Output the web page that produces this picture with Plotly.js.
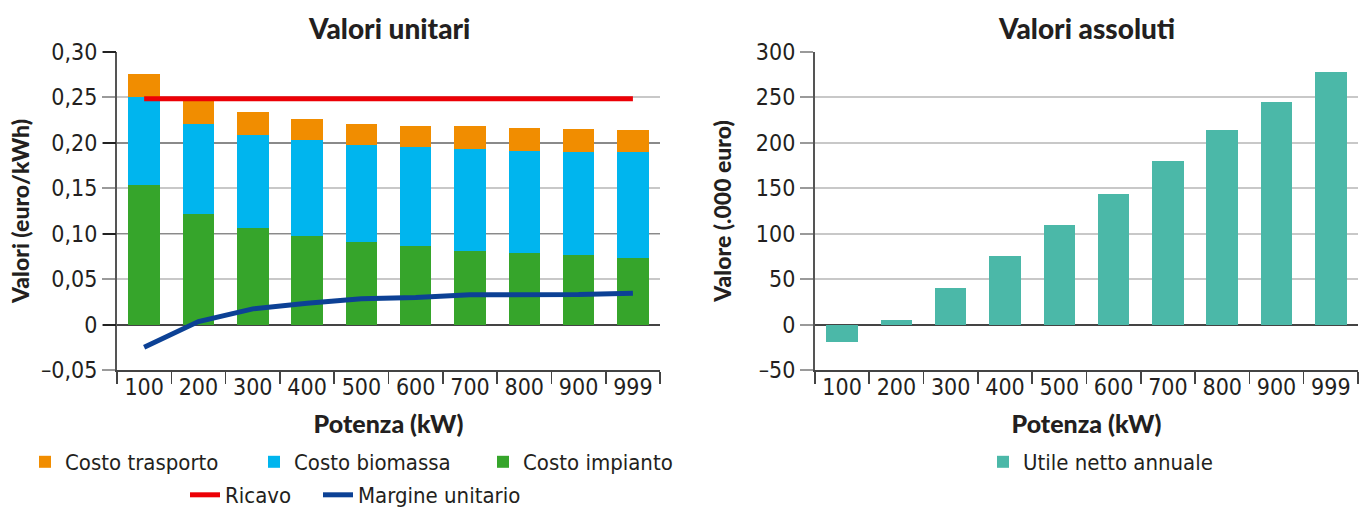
<!DOCTYPE html>
<html><head><meta charset="utf-8">
<script src="https://cdn.plot.ly/plotly-3.0.1.min.js"></script>
<style>html,body{margin:0;padding:0;background:#fff}#chart{width:1360px;height:511px}</style>
</head><body><div id="chart"></div>
<script>
const categories = ['100','200','300','400','500','600','700','800','900','999'];
const costoImpianto = [0.1531,0.1215,0.1068,0.0973,0.0914,0.0870,0.0815,0.0793,0.0771,0.0738];
const costoBiomassa = [0.0969,0.0991,0.1014,0.1057,0.1057,0.1079,0.1112,0.1112,0.1123,0.1156];
const costoTrasporto = [0.0253,0.0254,0.0253,0.0228,0.0232,0.0232,0.0254,0.0254,0.0254,0.0243];
const ricavo = [0.2485,0.2485,0.2485,0.2485,0.2485,0.2485,0.2485,0.2485,0.2485,0.2485];
const margineUnitario = [-0.025,0.0033,0.0173,0.0235,0.0283,0.0297,0.0327,0.0327,0.033,0.0345];
const utileNetto = [-19.5,5.5,40,75,110,144,180,214,245,278];
const leftTickVals = [-0.05,0,0.05,0.10,0.15,0.20,0.25,0.30];
const leftTickText = ['\u20130,05','0','0,05','0,10','0,15','0,20','0,25','0,30'];
const rightTickVals = [-50,0,50,100,150,200,250,300];
const rightTickText = ['\u201350','0','50','100','150','200','250','300'];

const NARROW = 'DejaVu Sans Condensed, Liberation Sans Narrow, Roboto, sans-serif';
const BOLD = 'Lato, Noto Sans, sans-serif';
const TXT = '#231f20';

const traces = [
  {type:'bar', name:'Costo impianto', x:categories, y:costoImpianto, xaxis:'x', yaxis:'y', marker:{color:'#36a52b'}, legend:'legend', legendrank:3},
  {type:'bar', name:'Costo biomassa', x:categories, y:costoBiomassa, xaxis:'x', yaxis:'y', marker:{color:'#00b5ee'}, legend:'legend', legendrank:2},
  {type:'bar', name:'Costo trasporto', x:categories, y:costoTrasporto, xaxis:'x', yaxis:'y', marker:{color:'#f18d00'}, legend:'legend', legendrank:1},
  {type:'scatter', mode:'lines', name:'Ricavo', x:categories, y:ricavo, xaxis:'x', yaxis:'y3', line:{color:'#ec0006', width:5}, legend:'legend2'},
  {type:'scatter', mode:'lines', name:'Margine unitario', x:categories, y:margineUnitario, xaxis:'x', yaxis:'y3', line:{color:'#0c4195', width:5}, legend:'legend4'},
  {type:'bar', name:'Utile netto annuale', x:categories, y:utileNetto, xaxis:'x2', yaxis:'y2', marker:{color:'#4bb8a8'}, legend:'legend3'}
];

function xAxis(domain, anchor) {
  return {domain:domain, anchor:anchor, type:'category', tickson:'boundaries', ticks:'outside', ticklen:12,
    tickcolor:'#444', tickwidth:1.5, showline:true, linecolor:'#444', linewidth:2, showgrid:false,
    ticklabelstandoff:-5, tickfont:{family:NARROW, size:23, color:TXT},
    title:{text:'Potenza (kW)', font:{family:BOLD, size:25, weight:900, color:TXT}, standoff:17}};
}
function yAxis(anchor, range, tv, tt, title, so) {
  return {anchor:anchor, range:range, tickvals:tv, ticktext:tt, ticks:'outside', ticklen:13, tickcolor:'#9a9a9a', tickwidth:2,
    showgrid:true, gridcolor:'#c8c8c8', gridwidth:2, zeroline:true, zerolinecolor:'#444', zerolinewidth:2,
    showline:true, linecolor:'#555', linewidth:2, tickfont:{family:NARROW, size:23, color:TXT},
    title:{text:title, font:{family:BOLD, size:23, weight:900, color:TXT}, standoff:so}};
}
function yOver(over, anchor, range, dt) {
  return {overlaying:over, anchor:anchor, side:'left', range:range, dtick:dt, tick0:0, showticklabels:false,
    ticks:'outside', ticklen:13, tickcolor:'#222', tickwidth:2, showgrid:true, gridcolor:'#8a8a8a', gridwidth:1.5,
    zeroline:false, showline:false};
}
const legFont = {family:NARROW, size:22, color:TXT};
function leg(px, py, extra) {
  return Object.assign({orientation:'h', xref:'container', yref:'container', x:px/1360, y:1-py/511,
    xanchor:'left', yanchor:'middle', font:legFont, traceorder:'normal', bgcolor:'rgba(0,0,0,0)'}, extra || {});
}
const layout = {
  width:1360, height:511,
  margin:{l:117, r:2, t:52, b:141},
  paper_bgcolor:'#ffffff', plot_bgcolor:'rgba(0,0,0,0)',
  barmode:'stack', bargap:0.42,
  showlegend:true,
  xaxis:xAxis([0,0.4376],'y'),
  xaxis2:xAxis([0.5624,1],'y2'),
  yaxis:yAxis('x',[-0.05,0.30],leftTickVals,leftTickText,'Valori (euro/kWh)',5),
  yaxis2:yAxis('x2',[-50,300],rightTickVals,rightTickText,'Valore (.000 euro)',18),
  yaxis3:yOver('y','x',[-0.05,0.30],0.1),
  yaxis4:yOver('y2','x2',[-50,300],100),
  legend:leg(25, 462, {entrywidth:184}),
  legend2:leg(185, 495),
  legend4:leg(318, 495),
  legend3:leg(983, 462),
  annotations:[
    {text:'Valori unitari', xref:'x domain', x:0.5, yref:'paper', y:1, yanchor:'middle', yshift:24, showarrow:false,
      font:{family:BOLD, size:28, weight:900, color:TXT}},
    {text:'Valori assoluti', xref:'x2 domain', x:0.5, yref:'paper', y:1, yanchor:'middle', yshift:24, showarrow:false,
      font:{family:BOLD, size:28, weight:900, color:TXT}}
  ]
};
Plotly.newPlot('chart', traces, layout, {displayModeBar:false, staticPlot:true});
</script></body></html>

# # # #

Transcribe the opening line of the listing above, please, and every line after it through the line with "const TXT = '#231f20';", word for word, without pictures.

◆ REPLY:
Output the web page that produces this picture with Plotly.js.
<!DOCTYPE html>
<html><head><meta charset="utf-8">
<script src="https://cdn.plot.ly/plotly-3.0.1.min.js"></script>
<style>html,body{margin:0;padding:0;background:#fff}#chart{width:1360px;height:511px}</style>
</head><body><div id="chart"></div>
<script>
const categories = ['100','200','300','400','500','600','700','800','900','999'];
const costoImpianto = [0.1531,0.1215,0.1068,0.0973,0.0914,0.0870,0.0815,0.0793,0.0771,0.0738];
const costoBiomassa = [0.0969,0.0991,0.1014,0.1057,0.1057,0.1079,0.1112,0.1112,0.1123,0.1156];
const costoTrasporto = [0.0253,0.0254,0.0253,0.0228,0.0232,0.0232,0.0254,0.0254,0.0254,0.0243];
const ricavo = [0.2485,0.2485,0.2485,0.2485,0.2485,0.2485,0.2485,0.2485,0.2485,0.2485];
const margineUnitario = [-0.025,0.0033,0.0173,0.0235,0.0283,0.0297,0.0327,0.0327,0.033,0.0345];
const utileNetto = [-19.5,5.5,40,75,110,144,180,214,245,278];
const leftTickVals = [-0.05,0,0.05,0.10,0.15,0.20,0.25,0.30];
const leftTickText = ['\u20130,05','0','0,05','0,10','0,15','0,20','0,25','0,30'];
const rightTickVals = [-50,0,50,100,150,200,250,300];
const rightTickText = ['\u201350','0','50','100','150','200','250','300'];

const NARROW = 'DejaVu Sans Condensed, Liberation Sans Narrow, Roboto, sans-serif';
const BOLD = 'Lato, Noto Sans, sans-serif';
const TXT = '#231f20';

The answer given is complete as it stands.